Al Cormier, executive director of the Toronto-based electric car advocacy organization Electric Mobility Canada, says jurisdictions across Canada need to work together if electric car adoption is ever going to gain speed.

"We need more building code amendments to require new condos to have parking outlets at least in a percentage of parking spots," he says. "Then we need to deal with retrofitting older condos. It's not rocket science to run the wires and the plugs, but it takes will and a bit of money to do it."

Some developers are already jumping on the electric-car bandwagon.

Vancouver-based Concord Pacific Group Inc. last year announced that its latest Vancouver condo, the 23-storey Cosmo set to open in 2012, will include outlets in about 20 per cent of parking stalls, while Ottawa-based Minto Group Inc. is roughing in wiring for electric outlets for 10 per cent of parking stalls in one of its new Toronto condos. (The builder plans to hardwire a portion of spots in all of its future developments, but is hesitant to install actual outlets until charging standards are fully clarified.)

"We wanted to build in the capacity to ensure that our consumers are protected when they move in," says Andrew Pride, vice-president of the Minto Group's Green Team.

Stephen Dupuis, president and CEO of the Toronto-based Building Industry and Land Development Association, argues that greater collaboration between stakeholders such as governments and builders is needed to avoid turning a green solution into a major new cost and logistical issue for home and condo builders. He also questions just how ready the market is for electric cars.

"I suppose it will become more of a higher-level planning issue if market penetration gets to 20 or 30 per cent. At that point it's a sea change in the transportation industry, but I don't believe that's close."

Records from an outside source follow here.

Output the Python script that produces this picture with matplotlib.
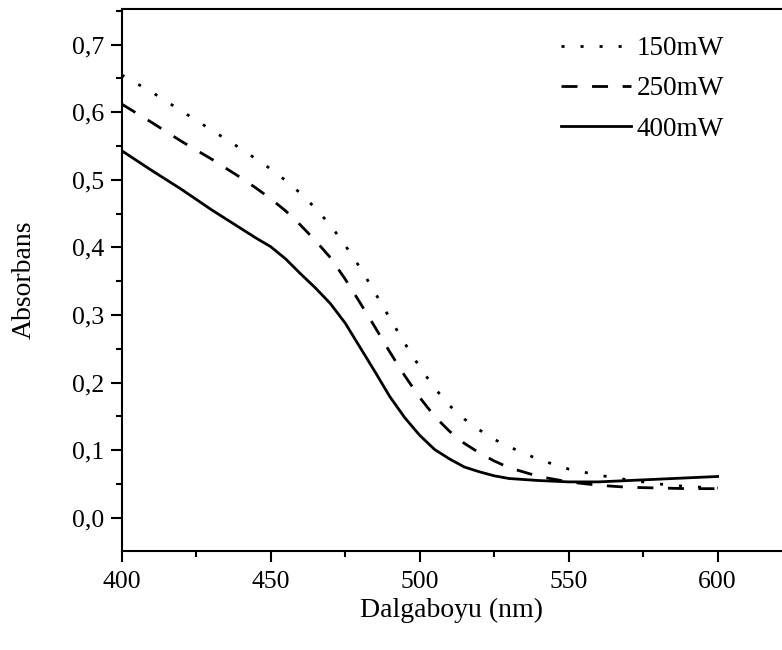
import matplotlib
matplotlib.use("Agg")
import matplotlib.pyplot as plt
from matplotlib.ticker import MultipleLocator, FuncFormatter

# wavelength grid (nm) and absorbance
wavelength = [400, 410, 420, 430, 440, 445, 450, 455, 460, 465, 470, 475, 480,
              485, 490, 495, 500, 505, 510, 515, 520, 525, 530, 540, 550, 560,
              570, 580, 590, 600]
abs_150mw = [0.655, 0.630, 0.602, 0.574, 0.546, 0.531, 0.516, 0.499, 0.480,
             0.458, 0.433, 0.403, 0.370, 0.333, 0.295, 0.258, 0.223, 0.192,
             0.166, 0.146, 0.130, 0.116, 0.105, 0.086, 0.072, 0.063, 0.056,
             0.050, 0.046, 0.044]
abs_250mw = [0.612, 0.585, 0.557, 0.531, 0.503, 0.488, 0.472, 0.454, 0.433,
             0.410, 0.385, 0.353, 0.318, 0.282, 0.245, 0.210, 0.178, 0.150,
             0.128, 0.110, 0.096, 0.084, 0.074, 0.061, 0.053, 0.048, 0.045,
             0.044, 0.043, 0.043]
abs_400mw = [0.543, 0.514, 0.486, 0.456, 0.428, 0.414, 0.401, 0.383, 0.361,
             0.340, 0.317, 0.288, 0.252, 0.216, 0.179, 0.148, 0.122, 0.101,
             0.087, 0.075, 0.068, 0.062, 0.058, 0.055, 0.053, 0.053, 0.055,
             0.057, 0.059, 0.061]
labels = ["150mW", "250mW", "400mW"]

plt.rcParams["font.family"] = ["Liberation Serif", "DejaVu Serif"]
plt.rcParams["lines.scale_dashes"] = False

W, H = 782, 650
fig = plt.figure(figsize=(W / 100, H / 100), dpi=100)
ax = fig.add_axes([121.7 / W, 1 - 550.7 / H, 1 - 121.7 / W, (550.7 - 8.5) / H])

ax.plot(wavelength, abs_150mw, color="black", lw=2.0, dashes=(2.2, 11.5),
        label=labels[0])
ax.plot(wavelength, abs_250mw, color="black", lw=2.0, dashes=(11.5, 10.5),
        label=labels[1])
ax.plot(wavelength, abs_400mw, color="black", lw=2.0, label=labels[2])

ax.set_xlim(400, 621.6)
ax.set_ylim(-0.0488, 0.7534)

ax.xaxis.set_major_locator(MultipleLocator(50))
ax.xaxis.set_minor_locator(MultipleLocator(25))
ax.yaxis.set_major_locator(MultipleLocator(0.1))
ax.yaxis.set_minor_locator(MultipleLocator(0.05))
ax.yaxis.set_major_formatter(FuncFormatter(lambda v, p: f"{v:.1f}".replace(".", ",").replace("-0,0", "0,0")))

for side in ["left", "bottom", "top"]:
    ax.spines[side].set_linewidth(1.5)
ax.spines["right"].set_visible(False)

ax.tick_params(which="major", direction="out", length=7.8, width=1.5,
               labelsize=18.5, pad=5, top=False, right=False)
ax.tick_params(axis="x", which="major", pad=7)
ax.tick_params(which="minor", direction="out", length=4, width=1.5,
               top=False, right=False)

ax.set_xlabel("Dalgaboyu (nm)", fontsize=20, labelpad=3)
ax.set_ylabel("Absorbans", fontsize=20, labelpad=25)

ax.legend(loc="upper left", bbox_to_anchor=(561 / W, 1 - 36 / H),
          bbox_transform=fig.transFigure, frameon=False, fontsize=19.5,
          handlelength=2.6, handletextpad=0.2, borderpad=0, borderaxespad=0,
          labelspacing=0.57)

fig.savefig("out.png", dpi=100)
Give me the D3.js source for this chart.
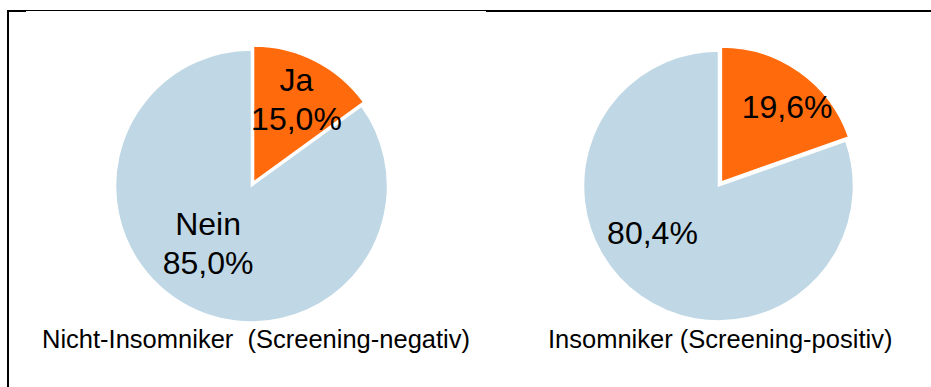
<!DOCTYPE html>
<html>
<head>
<meta charset="utf-8">
<script src="https://cdn.jsdelivr.net/npm/d3@7"></script>
<style>
  html, body { margin: 0; padding: 0; background: #fff; }
  svg { display: block; }
  text { font-family: "Liberation Sans", Arial, Helvetica, sans-serif; fill: #000; }
</style>
</head>
<body>
<svg id="chart" width="931" height="387"></svg>
<script>
// Answer categories and shares (percent) for the two groups
const categories = ["Ja", "Nein"];
const groupTitles = ["Nicht-Insomniker  (Screening-negativ)", "Insomniker (Screening-positiv)"];
const nichtInsomniker = [15.0, 85.0];
const insomniker = [19.6, 80.4];
// Whether the category name is printed next to the percentage
const showCategory = [true, false];

const colors = d3.scaleOrdinal().domain(categories).range(["#ff6a0c", "#c0d8e5"]);
const fmt = v => d3.format(".1f")(v).replace(".", ",") + "%";

const svg = d3.select("#chart");

// Frame lines
svg.append("rect").attr("x", 7).attr("y", 10).attr("width", 2).attr("height", 377).attr("fill", "#000");
svg.append("rect").attr("x", 7).attr("y", 10).attr("width", 19).attr("height", 2).attr("fill", "#000");
svg.append("rect").attr("x", 26).attr("y", 10).attr("width", 460).attr("height", 1).attr("fill", "#000");
svg.append("rect").attr("x", 486).attr("y", 10).attr("width", 445).attr("height", 2).attr("fill", "#000");

const layout = [
  { cx: 251.5, cy: 186, r: 136, titleX: 42, nudge: [[5, -9], [-3.5, -21]] },
  { cx: 718.5, cy: 186, r: 135, titleX: 548, nudge: [[17.7, -7.2], [-15.2, -25.8]] }
];
const explode = [4.5, 5];
const labelRadius = 88;
const fontSize = 32;
const lineH = 39;
const capH = 23;

const pie = d3.pie().sort(null).value(d => d.value);

[nichtInsomniker, insomniker].forEach((values, gi) => {
  const L = layout[gi];
  const data = categories.map((c, i) => ({ cat: c, value: values[i], idx: i }));
  const arcs = pie(data);
  const arc = d3.arc().innerRadius(0).outerRadius(L.r);
  const labelArc = d3.arc().innerRadius(labelRadius).outerRadius(labelRadius);

  const g = svg.append("g").attr("transform", `translate(${L.cx},${L.cy})`);

  g.selectAll("path.slice")
    .data(arcs)
    .join("path")
    .attr("class", "slice")
    .attr("d", arc)
    .attr("fill", d => colors(d.data.cat))
    .attr("stroke", "#fff")
    .attr("stroke-width", 1.5)
    .attr("stroke-linejoin", "miter")
    .attr("transform", d => {
      if (d.data.idx !== 0) return null;
      const mid = (d.startAngle + d.endAngle) / 2;
      const e = explode[gi];
      return `translate(${Math.sin(mid) * e},${-Math.cos(mid) * e})`;
    });

  // Redraw the exploded slice on top so its white edge stays visible
  g.selectAll("path.slice").filter(d => d.data.idx === 0).raise();

  arcs.forEach((d, i) => {
    const [x0, y0] = labelArc.centroid(d);
    const x = x0 + L.nudge[i][0];
    const y = y0 + L.nudge[i][1];
    const lines = showCategory[gi] ? [d.data.cat, fmt(d.data.value)] : [fmt(d.data.value)];
    const n = lines.length;
    const t = g.append("text")
      .attr("text-anchor", "middle")
      .attr("font-size", fontSize);
    lines.forEach((s, k) => {
      t.append("tspan")
        .attr("x", x)
        .attr("y", y + capH / 2 + (k - (n - 1) / 2) * lineH)
        .text(s);
    });
  });

  svg.append("text")
    .attr("x", L.titleX)
    .attr("y", 348)
    .attr("font-size", 25.5)
    .style("white-space", "pre")
    .text(groupTitles[gi]);
});
</script>
</body>
</html>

But as Mr. Cormier explains, one major factor could fuel the thirst for plug-in cars, encourage municipal governments to pass more coherent and consistent infrastructure bylaws, and give builders and retailers an incentive to retrofit public lots to accommodate these green machines: a major spike in the price of gasoline.

"If gas gets to around $1.30 per litre, a lot more people will want hybrids at least, if not electric vehicles," he says. "There's no question that people need to accept that electric cars are coming and be ready for them."

***

Charging up

500,000

Number of highway-capable plug-in electric vehicles that Industry Canada estimates will be on Canadian roads by 2018.

$750

Cost in Canadian dollars of installing a 240V outlet in a home capable of charging a plug-in vehicle, according to the Rocky Mountain Institute, a Snowmass, Colo.-based non-profit organization dedicated to promoting renewable energy solutions.

$3,500

Cost of installing a public charging unit - although the Rocky Mountain Institute says that could be higher as the estimated costs for charging stations vary greatly depending on where they are installed. Not included is the possible ongoing cost of billing drivers for the electricity, for example, through a credit-card system.